The EEOC’s proposal would broaden Title VII’s prohibition of “sex-based harassment” to include, among other things, “intentional and repeated use of a name or pronoun inconsistent with the individual’s gender identity (misgendering)” and “the denial of access to a bathroom or other sex-segregated facility consistent with the individual’s gender identity.”

The EEOC’s enforcement proposal, according to Skrmetti’s office, “threatens the First Amendment rights of employers, employees and even customers in Tennessee and across America, and it shortchanges the long-recognized privacy and safety justifications for sex-segregated spaces like restrooms and changing facilities ‑ among other legal concerns.”

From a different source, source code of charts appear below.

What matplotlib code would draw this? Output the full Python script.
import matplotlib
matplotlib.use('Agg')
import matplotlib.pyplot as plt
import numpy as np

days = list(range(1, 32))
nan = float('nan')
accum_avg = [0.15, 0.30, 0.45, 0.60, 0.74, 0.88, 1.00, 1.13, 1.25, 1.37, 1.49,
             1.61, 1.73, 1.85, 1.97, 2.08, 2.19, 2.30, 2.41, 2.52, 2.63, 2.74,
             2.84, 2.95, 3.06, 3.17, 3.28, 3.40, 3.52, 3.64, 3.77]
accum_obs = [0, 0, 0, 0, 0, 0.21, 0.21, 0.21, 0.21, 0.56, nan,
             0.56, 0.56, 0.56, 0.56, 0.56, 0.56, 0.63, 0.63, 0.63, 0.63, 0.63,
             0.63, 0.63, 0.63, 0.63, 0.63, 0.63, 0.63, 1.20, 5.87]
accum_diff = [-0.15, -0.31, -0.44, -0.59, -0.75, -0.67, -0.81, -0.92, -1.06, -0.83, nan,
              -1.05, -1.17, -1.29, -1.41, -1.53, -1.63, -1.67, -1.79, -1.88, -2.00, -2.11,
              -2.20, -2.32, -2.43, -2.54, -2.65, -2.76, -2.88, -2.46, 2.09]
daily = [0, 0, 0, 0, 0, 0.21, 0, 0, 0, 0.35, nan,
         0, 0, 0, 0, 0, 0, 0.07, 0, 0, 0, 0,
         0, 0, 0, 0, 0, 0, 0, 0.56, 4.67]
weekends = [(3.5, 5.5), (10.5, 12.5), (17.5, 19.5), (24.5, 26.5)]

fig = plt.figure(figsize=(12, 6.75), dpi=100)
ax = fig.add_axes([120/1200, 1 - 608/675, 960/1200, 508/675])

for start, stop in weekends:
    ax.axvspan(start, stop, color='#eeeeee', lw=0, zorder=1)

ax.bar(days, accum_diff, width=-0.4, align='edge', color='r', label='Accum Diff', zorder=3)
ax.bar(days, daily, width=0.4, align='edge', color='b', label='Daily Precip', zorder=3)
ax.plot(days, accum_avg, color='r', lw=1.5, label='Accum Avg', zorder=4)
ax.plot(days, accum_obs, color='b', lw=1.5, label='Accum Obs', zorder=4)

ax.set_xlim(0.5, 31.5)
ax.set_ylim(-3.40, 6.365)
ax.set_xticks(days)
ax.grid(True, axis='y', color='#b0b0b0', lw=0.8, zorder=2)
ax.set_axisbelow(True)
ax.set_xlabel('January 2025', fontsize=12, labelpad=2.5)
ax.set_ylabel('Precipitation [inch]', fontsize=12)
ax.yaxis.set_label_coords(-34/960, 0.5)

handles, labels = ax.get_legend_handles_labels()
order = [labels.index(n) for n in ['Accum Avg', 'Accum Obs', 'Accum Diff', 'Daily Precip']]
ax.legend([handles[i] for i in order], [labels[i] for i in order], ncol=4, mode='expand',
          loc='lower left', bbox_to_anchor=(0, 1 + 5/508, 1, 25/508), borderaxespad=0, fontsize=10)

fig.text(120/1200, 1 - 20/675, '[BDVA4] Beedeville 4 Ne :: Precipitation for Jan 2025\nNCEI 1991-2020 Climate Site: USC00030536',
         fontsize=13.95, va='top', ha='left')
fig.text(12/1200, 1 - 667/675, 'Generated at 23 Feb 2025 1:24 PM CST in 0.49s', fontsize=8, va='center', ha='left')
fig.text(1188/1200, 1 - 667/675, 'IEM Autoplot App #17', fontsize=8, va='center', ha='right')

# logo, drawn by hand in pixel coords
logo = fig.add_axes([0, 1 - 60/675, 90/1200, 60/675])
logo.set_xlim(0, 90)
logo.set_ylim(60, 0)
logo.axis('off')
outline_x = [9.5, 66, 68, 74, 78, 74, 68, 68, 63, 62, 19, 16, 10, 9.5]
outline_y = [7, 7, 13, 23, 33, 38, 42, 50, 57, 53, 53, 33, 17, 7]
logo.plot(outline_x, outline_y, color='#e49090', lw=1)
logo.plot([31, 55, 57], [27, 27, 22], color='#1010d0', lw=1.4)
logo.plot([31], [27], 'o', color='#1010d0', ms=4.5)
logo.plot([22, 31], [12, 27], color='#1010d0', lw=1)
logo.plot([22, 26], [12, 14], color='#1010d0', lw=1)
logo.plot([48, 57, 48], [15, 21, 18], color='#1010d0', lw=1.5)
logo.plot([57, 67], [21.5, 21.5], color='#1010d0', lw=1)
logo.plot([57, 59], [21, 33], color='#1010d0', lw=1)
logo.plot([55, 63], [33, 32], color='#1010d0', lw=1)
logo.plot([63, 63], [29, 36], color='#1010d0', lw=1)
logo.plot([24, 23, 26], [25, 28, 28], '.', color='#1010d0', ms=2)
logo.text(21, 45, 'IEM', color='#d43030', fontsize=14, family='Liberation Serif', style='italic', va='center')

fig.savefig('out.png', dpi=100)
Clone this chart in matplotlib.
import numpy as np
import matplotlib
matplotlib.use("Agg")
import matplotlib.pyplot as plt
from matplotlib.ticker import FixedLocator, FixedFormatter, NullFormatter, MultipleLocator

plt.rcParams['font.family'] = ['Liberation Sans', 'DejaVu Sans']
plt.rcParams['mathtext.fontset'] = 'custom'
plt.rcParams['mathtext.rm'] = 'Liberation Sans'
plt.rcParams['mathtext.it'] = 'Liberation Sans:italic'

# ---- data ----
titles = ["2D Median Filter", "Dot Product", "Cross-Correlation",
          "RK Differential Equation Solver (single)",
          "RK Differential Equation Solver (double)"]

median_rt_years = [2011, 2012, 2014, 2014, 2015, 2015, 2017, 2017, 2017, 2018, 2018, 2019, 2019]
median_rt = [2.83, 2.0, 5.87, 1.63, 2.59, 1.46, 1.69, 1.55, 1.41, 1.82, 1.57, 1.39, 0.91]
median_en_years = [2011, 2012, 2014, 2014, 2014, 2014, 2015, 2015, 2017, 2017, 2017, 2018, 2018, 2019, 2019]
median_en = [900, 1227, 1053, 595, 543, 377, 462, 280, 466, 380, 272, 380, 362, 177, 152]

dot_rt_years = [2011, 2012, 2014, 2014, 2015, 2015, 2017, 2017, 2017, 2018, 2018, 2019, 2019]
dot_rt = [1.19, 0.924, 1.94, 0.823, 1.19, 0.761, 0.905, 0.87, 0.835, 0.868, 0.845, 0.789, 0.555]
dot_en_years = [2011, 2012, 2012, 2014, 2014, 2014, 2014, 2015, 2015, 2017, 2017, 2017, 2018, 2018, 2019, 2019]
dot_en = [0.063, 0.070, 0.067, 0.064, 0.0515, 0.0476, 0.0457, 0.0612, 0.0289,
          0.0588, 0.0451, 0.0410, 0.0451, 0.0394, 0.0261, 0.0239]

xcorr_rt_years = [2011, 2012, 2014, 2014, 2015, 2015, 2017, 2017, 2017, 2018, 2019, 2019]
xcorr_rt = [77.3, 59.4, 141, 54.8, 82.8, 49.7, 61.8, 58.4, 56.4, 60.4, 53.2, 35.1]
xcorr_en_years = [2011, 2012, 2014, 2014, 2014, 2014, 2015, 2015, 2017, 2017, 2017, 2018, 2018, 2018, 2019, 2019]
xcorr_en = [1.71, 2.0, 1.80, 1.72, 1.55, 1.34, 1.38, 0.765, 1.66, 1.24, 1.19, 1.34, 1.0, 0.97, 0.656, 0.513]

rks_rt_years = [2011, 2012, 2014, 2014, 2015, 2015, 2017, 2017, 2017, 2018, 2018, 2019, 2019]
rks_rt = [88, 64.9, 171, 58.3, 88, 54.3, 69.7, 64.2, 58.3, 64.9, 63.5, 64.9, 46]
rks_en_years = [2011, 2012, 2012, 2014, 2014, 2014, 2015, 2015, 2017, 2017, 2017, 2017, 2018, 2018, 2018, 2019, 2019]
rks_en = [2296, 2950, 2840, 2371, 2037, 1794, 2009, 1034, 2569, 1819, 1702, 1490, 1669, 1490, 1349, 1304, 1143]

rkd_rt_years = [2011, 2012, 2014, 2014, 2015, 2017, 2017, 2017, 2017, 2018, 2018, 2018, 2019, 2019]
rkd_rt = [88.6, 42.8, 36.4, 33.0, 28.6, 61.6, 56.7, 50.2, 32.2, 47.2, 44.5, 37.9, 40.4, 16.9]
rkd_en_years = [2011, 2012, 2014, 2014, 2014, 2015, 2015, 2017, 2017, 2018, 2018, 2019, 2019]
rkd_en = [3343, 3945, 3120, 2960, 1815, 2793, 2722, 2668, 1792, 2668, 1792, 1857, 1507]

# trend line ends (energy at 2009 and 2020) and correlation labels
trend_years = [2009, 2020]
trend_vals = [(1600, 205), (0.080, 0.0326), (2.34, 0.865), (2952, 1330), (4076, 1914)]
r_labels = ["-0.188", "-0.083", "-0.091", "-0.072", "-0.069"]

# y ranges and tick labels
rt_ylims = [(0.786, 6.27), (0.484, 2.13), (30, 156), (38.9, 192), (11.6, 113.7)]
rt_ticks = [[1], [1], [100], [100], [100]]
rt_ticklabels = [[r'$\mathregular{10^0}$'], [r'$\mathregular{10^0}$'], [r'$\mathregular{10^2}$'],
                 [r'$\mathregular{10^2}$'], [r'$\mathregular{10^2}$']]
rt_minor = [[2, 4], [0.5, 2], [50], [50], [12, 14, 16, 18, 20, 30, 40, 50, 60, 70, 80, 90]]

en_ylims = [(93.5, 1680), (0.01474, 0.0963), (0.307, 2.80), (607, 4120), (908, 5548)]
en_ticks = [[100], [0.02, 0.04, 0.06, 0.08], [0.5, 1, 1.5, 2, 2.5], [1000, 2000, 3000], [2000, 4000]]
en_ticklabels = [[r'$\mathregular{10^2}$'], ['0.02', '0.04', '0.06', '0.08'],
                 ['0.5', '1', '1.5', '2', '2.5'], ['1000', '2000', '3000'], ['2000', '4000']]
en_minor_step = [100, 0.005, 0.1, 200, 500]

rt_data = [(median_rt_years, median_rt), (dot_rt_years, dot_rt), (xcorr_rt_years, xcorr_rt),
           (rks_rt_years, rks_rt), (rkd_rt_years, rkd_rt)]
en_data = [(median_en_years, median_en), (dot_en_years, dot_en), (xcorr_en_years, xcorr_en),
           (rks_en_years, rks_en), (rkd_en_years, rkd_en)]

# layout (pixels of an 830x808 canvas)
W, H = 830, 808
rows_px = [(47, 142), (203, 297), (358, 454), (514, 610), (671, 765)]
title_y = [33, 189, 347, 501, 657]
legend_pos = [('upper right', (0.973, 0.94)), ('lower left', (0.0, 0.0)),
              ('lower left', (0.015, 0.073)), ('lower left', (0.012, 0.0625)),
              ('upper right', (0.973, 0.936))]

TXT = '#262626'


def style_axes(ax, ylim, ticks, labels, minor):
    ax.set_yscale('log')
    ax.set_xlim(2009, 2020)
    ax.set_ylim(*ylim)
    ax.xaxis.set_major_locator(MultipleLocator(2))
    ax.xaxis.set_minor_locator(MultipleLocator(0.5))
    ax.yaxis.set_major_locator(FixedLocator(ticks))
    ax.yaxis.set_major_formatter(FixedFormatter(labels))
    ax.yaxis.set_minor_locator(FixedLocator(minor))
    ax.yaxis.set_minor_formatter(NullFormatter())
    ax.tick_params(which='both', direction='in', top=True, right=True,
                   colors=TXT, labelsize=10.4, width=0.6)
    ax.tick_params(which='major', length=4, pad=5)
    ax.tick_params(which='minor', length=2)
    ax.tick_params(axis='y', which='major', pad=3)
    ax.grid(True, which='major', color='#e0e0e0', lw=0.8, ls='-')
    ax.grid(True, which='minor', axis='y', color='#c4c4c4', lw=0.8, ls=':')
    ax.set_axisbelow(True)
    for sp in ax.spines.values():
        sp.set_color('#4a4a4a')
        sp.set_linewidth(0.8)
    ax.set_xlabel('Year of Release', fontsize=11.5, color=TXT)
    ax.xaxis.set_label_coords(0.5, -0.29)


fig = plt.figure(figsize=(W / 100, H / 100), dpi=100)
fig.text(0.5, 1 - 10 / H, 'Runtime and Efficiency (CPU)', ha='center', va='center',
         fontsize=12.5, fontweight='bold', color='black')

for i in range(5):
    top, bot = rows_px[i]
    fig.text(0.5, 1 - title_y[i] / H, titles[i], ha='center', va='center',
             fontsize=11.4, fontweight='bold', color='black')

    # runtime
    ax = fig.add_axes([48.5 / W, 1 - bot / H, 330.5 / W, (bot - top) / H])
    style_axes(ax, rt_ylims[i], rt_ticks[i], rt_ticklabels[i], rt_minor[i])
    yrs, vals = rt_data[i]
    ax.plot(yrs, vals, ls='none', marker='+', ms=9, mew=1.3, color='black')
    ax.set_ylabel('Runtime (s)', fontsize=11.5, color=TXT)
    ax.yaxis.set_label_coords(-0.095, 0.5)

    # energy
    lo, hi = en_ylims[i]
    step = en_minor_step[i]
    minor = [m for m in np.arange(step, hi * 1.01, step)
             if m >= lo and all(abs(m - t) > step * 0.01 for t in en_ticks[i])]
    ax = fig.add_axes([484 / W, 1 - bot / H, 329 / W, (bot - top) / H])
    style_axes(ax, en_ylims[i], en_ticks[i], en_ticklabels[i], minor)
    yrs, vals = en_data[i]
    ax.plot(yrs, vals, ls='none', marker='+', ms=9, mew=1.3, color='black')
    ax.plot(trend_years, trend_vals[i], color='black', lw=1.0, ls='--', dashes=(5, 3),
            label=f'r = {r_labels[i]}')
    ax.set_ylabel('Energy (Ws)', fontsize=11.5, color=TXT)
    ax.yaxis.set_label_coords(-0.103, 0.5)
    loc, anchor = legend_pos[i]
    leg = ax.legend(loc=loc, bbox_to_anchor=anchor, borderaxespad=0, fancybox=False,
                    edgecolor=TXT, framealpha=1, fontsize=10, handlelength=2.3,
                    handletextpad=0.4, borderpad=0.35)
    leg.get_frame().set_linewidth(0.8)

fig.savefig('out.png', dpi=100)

The attorneys general recommended the EEOC “make appropriate changes to avoid once more imposing unlawful gender-identity rules,” or else the coalition said it will be “prepared to pursue appropriate legal action to protect their interests, affected employers, and the democratic process.”

“The EEOC has once again proposed enforcement guidance that extends beyond its statutory authority and threatens the First Amendment rights of millions of Americans,” Skrmetti said in a statement. “Tennessee has successfully challenged EEOC’s unlawful guidance in the past and stands ready to do so again.”

Another group that filed a comment letter in opposition to the EEOC’s proposal was the U.S. Conference of Catholic Bishops (USCCB), which argued the proposed guidance of broadening Title VII’s prohibition of “sex-based harassment” is “not only content-based but viewpoint-based because it prohibits speech on one side of the issue but not the other.”

“Title VII cannot reasonably be read to prescribe, or to give the Commission the authority to prescribe, nationwide rules barring employers from maintaining sex-specific workplace restrooms and dressing areas as to all employees,” the USCCB added in its comment letter.